Ray Lewis will go down as a Hall of Famer off the field, too
After nearly two decades of football dominance, Baltimore Ravens linebacker Ray Lewis announced Wednesday he’ll retire after this season’s postseason run. Lewis is arguably one of the best players of all time, and unarguably one of the best linebackers.
On the field, he has perfected the position, becoming one of the most superior defensive forces the game has ever seen.
But ultimately, it’s everything Lewis has done off the field that may end up defining his legacy.

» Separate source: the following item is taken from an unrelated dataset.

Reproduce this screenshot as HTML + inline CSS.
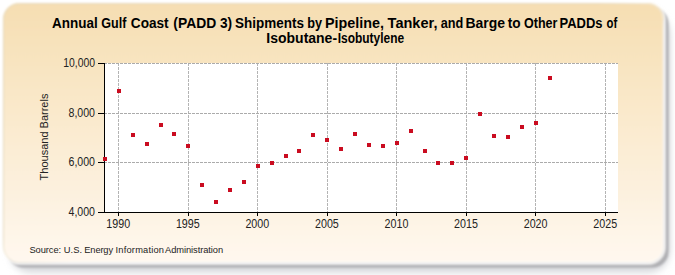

His playing resume easily makes him one of this generation’s all-time greats. He earned 13 Pro Bowls selections, seven all-pro selections, two Defensive Player of the Year awards, and a Super Bowl MVP award. He’s also one of the few players who spent his entire career with one team, and one of those rare players where the city’s characteristics actually mirrors its star and vice versa. Baltimore represents grittiness, blue-collar work ethic and passion. Lewis showcases those same traits on the football field.
When many think of Lewis though, it’s hard not to remember that his amazing career could’ve easily never happened. In 2000, Lewis was embroiled in a murder trial. After originally being charged for murder, he pleaded guilty to a lesser charge and escaped jail time. The following season, Lewis led one of the most dominant Ravens’ defenses in football history to the Super Bowl, where he won the only NFL Championship of his career.
What’s really astounding about Lewis’ career was that he used the same energy and drive he brought to the football field to all of his other passions; namely, charitable work, getting involved in the Baltimore community, and mentoring anyone that needed help.